> Work instructions
Skip the pictures and extract all of the lines exactly as written.

> Stored data
########################################

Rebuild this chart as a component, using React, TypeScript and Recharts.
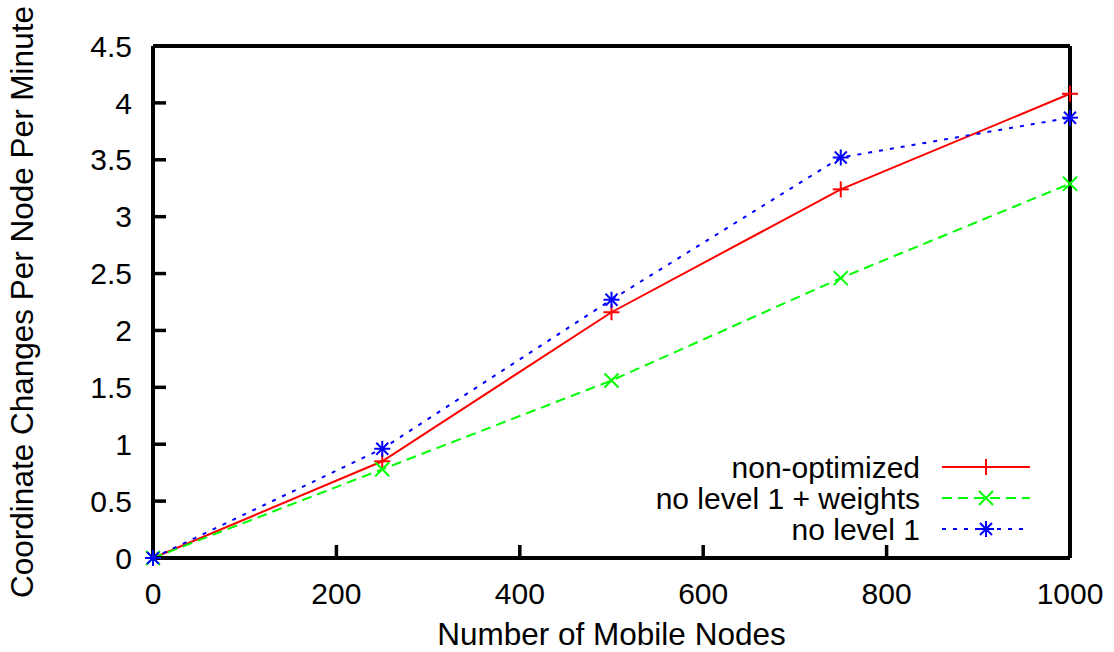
import React from 'react';
import { LineChart, Line, XAxis, YAxis, Label } from 'recharts';

// Number of mobile nodes (x) and coordinate changes per node per minute (y)
const nodeCounts = [0, 250, 500, 750, 1000];
const nonOptimized = [0, 0.85, 2.16, 3.24, 4.08];
const noLevel1Weights = [0, 0.78, 1.56, 2.46, 3.29];
const noLevel1 = [0, 0.96, 2.27, 3.52, 3.87];

const xTicks = [0, 200, 400, 600, 800, 1000];
const yTicks = [0, 0.5, 1, 1.5, 2, 2.5, 3, 3.5, 4, 4.5];

const seriesNames = ['non-optimized', 'no level 1 + weights', 'no level 1'];

const data = nodeCounts.map((n, i) => ({
  nodes: n,
  nonOptimized: nonOptimized[i],
  noLevel1Weights: noLevel1Weights[i],
  noLevel1: noLevel1[i],
}));

const FONT = '"Liberation Sans", Arial, Helvetica, sans-serif';
const FONT_SIZE = 30;
const TITLE_SIZE = 31.5;
const RED = '#ff0000';
const GREEN = '#00ff00';
const BLUE = '#0000ff';

const W = 1114;
const H = 652;
// each axis takes 1px, so the plot frame spans x 153..1070, y 46..558
const margin = { top: 45, right: 43, bottom: 93, left: 152 };

type MarkProps = { cx: number; cy: number; color: string };

const PlusMark = ({ cx, cy, color }: MarkProps) => (
  <g stroke={color} strokeWidth={2} fill="none">
    <line x1={cx - 8} y1={cy} x2={cx + 8} y2={cy} />
    <line x1={cx} y1={cy - 8} x2={cx} y2={cy + 8} />
  </g>
);

const CrossMark = ({ cx, cy, color }: MarkProps) => (
  <g stroke={color} strokeWidth={2} fill="none">
    <line x1={cx - 7} y1={cy - 7} x2={cx + 7} y2={cy + 7} />
    <line x1={cx - 7} y1={cy + 7} x2={cx + 7} y2={cy - 7} />
  </g>
);

const StarMark = ({ cx, cy, color }: MarkProps) => (
  <g stroke={color} strokeWidth={2} fill="none">
    <line x1={cx - 8} y1={cy} x2={cx + 8} y2={cy} />
    <line x1={cx} y1={cy - 8} x2={cx} y2={cy + 8} />
    <line x1={cx - 6} y1={cy - 6} x2={cx + 6} y2={cy + 6} />
    <line x1={cx - 6} y1={cy + 6} x2={cx + 6} y2={cy - 6} />
  </g>
);

const makeDot = (Mark: React.FC<MarkProps>, color: string) => (props: any) => (
  <Mark key={`dot-${props.index}`} cx={props.cx} cy={props.cy} color={color} />
);

const axisStroke = { stroke: '#000', strokeWidth: 4 };
const tickStroke = { stroke: '#000', strokeWidth: 3.5 };
const tickText = { fill: '#000', fontSize: FONT_SIZE, fontFamily: FONT };

const legendRows = [
  { name: seriesNames[0], color: RED, dash: undefined as string | undefined, Mark: PlusMark, end: 1030 },
  { name: seriesNames[1], color: GREEN, dash: '10 6', Mark: CrossMark, end: 1030 },
  { name: seriesNames[2], color: BLUE, dash: '4 7', Mark: StarMark, end: 1026 },
];

export default function App() {
  return (
    <div style={{ position: 'absolute', left: 0, top: 0, width: W, height: H, background: '#fff' }}>
      <LineChart width={W} height={H} data={data} margin={margin}>
        <XAxis
          dataKey="nodes"
          type="number"
          domain={[0, 1000]}
          ticks={xTicks}
          height={1}
          axisLine={axisStroke}
          tickLine={tickStroke}
          tickSize={-13}
          tickMargin={38}
          tick={tickText}
        >
          <Label
            content={(p: any) => (
              <text
                x={p.viewBox.x + p.viewBox.width / 2}
                y={634}
                textAnchor="middle"
                dominantBaseline="central"
                fontFamily={FONT}
                fontSize={TITLE_SIZE}
                fill="#000"
              >
                Number of Mobile Nodes
              </text>
            )}
          />
        </XAxis>
        <XAxis
          xAxisId="top"
          orientation="top"
          type="number"
          domain={[0, 1000]}
          ticks={xTicks}
          height={1}
          axisLine={axisStroke}
          tickLine={tickStroke}
          tickSize={-13}
          tickFormatter={() => ''}
        />
        <YAxis
          type="number"
          domain={[0, 4.5]}
          ticks={yTicks}
          width={1}
          axisLine={axisStroke}
          tickLine={tickStroke}
          tickSize={-13}
          tickMargin={34}
          tick={tickText}
        >
          <Label
            content={(p: any) => {
              const cx = p.viewBox.x - 130;
              const cy = p.viewBox.y + p.viewBox.height / 2;
              return (
                <text
                  x={cx}
                  y={cy}
                  transform={`rotate(-90 ${cx} ${cy})`}
                  textAnchor="middle"
                  dominantBaseline="central"
                  fontFamily={FONT}
                  fontSize={TITLE_SIZE}
                  fill="#000"
                >
                  Coordinate Changes Per Node Per Minute
                </text>
              );
            }}
          />
        </YAxis>
        <YAxis
          yAxisId="right"
          orientation="right"
          type="number"
          domain={[0, 4.5]}
          ticks={yTicks}
          width={1}
          axisLine={axisStroke}
          tickLine={tickStroke}
          tickSize={-13}
          tickFormatter={() => ''}
        />
        <Line
          type="linear"
          dataKey="nonOptimized"
          name={seriesNames[0]}
          stroke={RED}
          strokeWidth={2}
          dot={makeDot(PlusMark, RED)}
          activeDot={false}
          isAnimationActive={false}
        />
        <Line
          type="linear"
          dataKey="noLevel1Weights"
          name={seriesNames[1]}
          stroke={GREEN}
          strokeWidth={2}
          strokeDasharray="10 6"
          dot={makeDot(CrossMark, GREEN)}
          activeDot={false}
          isAnimationActive={false}
        />
        <Line
          type="linear"
          dataKey="noLevel1"
          name={seriesNames[2]}
          stroke={BLUE}
          strokeWidth={2}
          strokeDasharray="4 7"
          dot={makeDot(StarMark, BLUE)}
          activeDot={false}
          isAnimationActive={false}
        />
      </LineChart>
      <svg
        width={W}
        height={H}
        style={{ position: 'absolute', left: 0, top: 0, pointerEvents: 'none' }}
      >
        {legendRows.map((r, i) => {
          const y = 467 + i * 31;
          return (
            <g key={r.name}>
              <text
                x={920}
                y={y}
                textAnchor="end"
                dominantBaseline="central"
                fontFamily={FONT}
                fontSize={FONT_SIZE}
                fill="#000"
              >
                {r.name}
              </text>
              <line x1={942} y1={y} x2={r.end} y2={y} stroke={r.color} strokeWidth={2} strokeDasharray={r.dash} />
              <r.Mark cx={986} cy={y} color={r.color} />
            </g>
          );
        })}
      </svg>
    </div>
  );
}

########################################

> Answer to the problem
Rebuild this chart as a component, using React, TypeScript and Recharts.
import React from 'react';
import { LineChart, Line, XAxis, YAxis, Label } from 'recharts';

// Number of mobile nodes (x) and coordinate changes per node per minute (y)
const nodeCounts = [0, 250, 500, 750, 1000];
const nonOptimized = [0, 0.85, 2.16, 3.24, 4.08];
const noLevel1Weights = [0, 0.78, 1.56, 2.46, 3.29];
const noLevel1 = [0, 0.96, 2.27, 3.52, 3.87];

const xTicks = [0, 200, 400, 600, 800, 1000];
const yTicks = [0, 0.5, 1, 1.5, 2, 2.5, 3, 3.5, 4, 4.5];

const seriesNames = ['non-optimized', 'no level 1 + weights', 'no level 1'];

const data = nodeCounts.map((n, i) => ({
  nodes: n,
  nonOptimized: nonOptimized[i],
  noLevel1Weights: noLevel1Weights[i],
  noLevel1: noLevel1[i],
}));

const FONT = '"Liberation Sans", Arial, Helvetica, sans-serif';
const FONT_SIZE = 30;
const TITLE_SIZE = 31.5;
const RED = '#ff0000';
const GREEN = '#00ff00';
const BLUE = '#0000ff';

const W = 1114;
const H = 652;
// each axis takes 1px, so the plot frame spans x 153..1070, y 46..558
const margin = { top: 45, right: 43, bottom: 93, left: 152 };

type MarkProps = { cx: number; cy: number; color: string };

const PlusMark = ({ cx, cy, color }: MarkProps) => (
  <g stroke={color} strokeWidth={2} fill="none">
    <line x1={cx - 8} y1={cy} x2={cx + 8} y2={cy} />
    <line x1={cx} y1={cy - 8} x2={cx} y2={cy + 8} />
  </g>
);

const CrossMark = ({ cx, cy, color }: MarkProps) => (
  <g stroke={color} strokeWidth={2} fill="none">
    <line x1={cx - 7} y1={cy - 7} x2={cx + 7} y2={cy + 7} />
    <line x1={cx - 7} y1={cy + 7} x2={cx + 7} y2={cy - 7} />
  </g>
);

const StarMark = ({ cx, cy, color }: MarkProps) => (
  <g stroke={color} strokeWidth={2} fill="none">
    <line x1={cx - 8} y1={cy} x2={cx + 8} y2={cy} />
    <line x1={cx} y1={cy - 8} x2={cx} y2={cy + 8} />
    <line x1={cx - 6} y1={cy - 6} x2={cx + 6} y2={cy + 6} />
    <line x1={cx - 6} y1={cy + 6} x2={cx + 6} y2={cy - 6} />
  </g>
);

const makeDot = (Mark: React.FC<MarkProps>, color: string) => (props: any) => (
  <Mark key={`dot-${props.index}`} cx={props.cx} cy={props.cy} color={color} />
);

const axisStroke = { stroke: '#000', strokeWidth: 4 };
const tickStroke = { stroke: '#000', strokeWidth: 3.5 };
const tickText = { fill: '#000', fontSize: FONT_SIZE, fontFamily: FONT };

const legendRows = [
  { name: seriesNames[0], color: RED, dash: undefined as string | undefined, Mark: PlusMark, end: 1030 },
  { name: seriesNames[1], color: GREEN, dash: '10 6', Mark: CrossMark, end: 1030 },
  { name: seriesNames[2], color: BLUE, dash: '4 7', Mark: StarMark, end: 1026 },
];

export default function App() {
  return (
    <div style={{ position: 'absolute', left: 0, top: 0, width: W, height: H, background: '#fff' }}>
      <LineChart width={W} height={H} data={data} margin={margin}>
        <XAxis
          dataKey="nodes"
          type="number"
          domain={[0, 1000]}
          ticks={xTicks}
          height={1}
          axisLine={axisStroke}
          tickLine={tickStroke}
          tickSize={-13}
          tickMargin={38}
          tick={tickText}
        >
          <Label
            content={(p: any) => (
              <text
                x={p.viewBox.x + p.viewBox.width / 2}
                y={634}
                textAnchor="middle"
                dominantBaseline="central"
                fontFamily={FONT}
                fontSize={TITLE_SIZE}
                fill="#000"
              >
                Number of Mobile Nodes
              </text>
            )}
          />
        </XAxis>
        <XAxis
          xAxisId="top"
          orientation="top"
          type="number"
          domain={[0, 1000]}
          ticks={xTicks}
          height={1}
          axisLine={axisStroke}
          tickLine={tickStroke}
          tickSize={-13}
          tickFormatter={() => ''}
        />
        <YAxis
          type="number"
          domain={[0, 4.5]}
          ticks={yTicks}
          width={1}
          axisLine={axisStroke}
          tickLine={tickStroke}
          tickSize={-13}
          tickMargin={34}
          tick={tickText}
        >
          <Label
            content={(p: any) => {
              const cx = p.viewBox.x - 130;
              const cy = p.viewBox.y + p.viewBox.height / 2;
              return (
                <text
                  x={cx}
                  y={cy}
                  transform={`rotate(-90 ${cx} ${cy})`}
                  textAnchor="middle"
                  dominantBaseline="central"
                  fontFamily={FONT}
                  fontSize={TITLE_SIZE}
                  fill="#000"
                >
                  Coordinate Changes Per Node Per Minute
                </text>
              );
            }}
          />
        </YAxis>
        <YAxis
          yAxisId="right"
          orientation="right"
          type="number"
          domain={[0, 4.5]}
          ticks={yTicks}
          width={1}
          axisLine={axisStroke}
          tickLine={tickStroke}
          tickSize={-13}
          tickFormatter={() => ''}
        />
        <Line
          type="linear"
          dataKey="nonOptimized"
          name={seriesNames[0]}
          stroke={RED}
          strokeWidth={2}
          dot={makeDot(PlusMark, RED)}
          activeDot={false}
          isAnimationActive={false}
        />
        <Line
          type="linear"
          dataKey="noLevel1Weights"
          name={seriesNames[1]}
          stroke={GREEN}
          strokeWidth={2}
          strokeDasharray="10 6"
          dot={makeDot(CrossMark, GREEN)}
          activeDot={false}
          isAnimationActive={false}
        />
        <Line
          type="linear"
          dataKey="noLevel1"
          name={seriesNames[2]}
          stroke={BLUE}
          strokeWidth={2}
          strokeDasharray="4 7"
          dot={makeDot(StarMark, BLUE)}
          activeDot={false}
          isAnimationActive={false}
        />
      </LineChart>
      <svg
        width={W}
        height={H}
        style={{ position: 'absolute', left: 0, top: 0, pointerEvents: 'none' }}
      >
        {legendRows.map((r, i) => {
          const y = 467 + i * 31;
          return (
            <g key={r.name}>
              <text
                x={920}
                y={y}
                textAnchor="end"
                dominantBaseline="central"
                fontFamily={FONT}
                fontSize={FONT_SIZE}
                fill="#000"
              >
                {r.name}
              </text>
              <line x1={942} y1={y} x2={r.end} y2={y} stroke={r.color} strokeWidth={2} strokeDasharray={r.dash} />
              <r.Mark cx={986} cy={y} color={r.color} />
            </g>
          );
        })}
      </svg>
    </div>
  );
}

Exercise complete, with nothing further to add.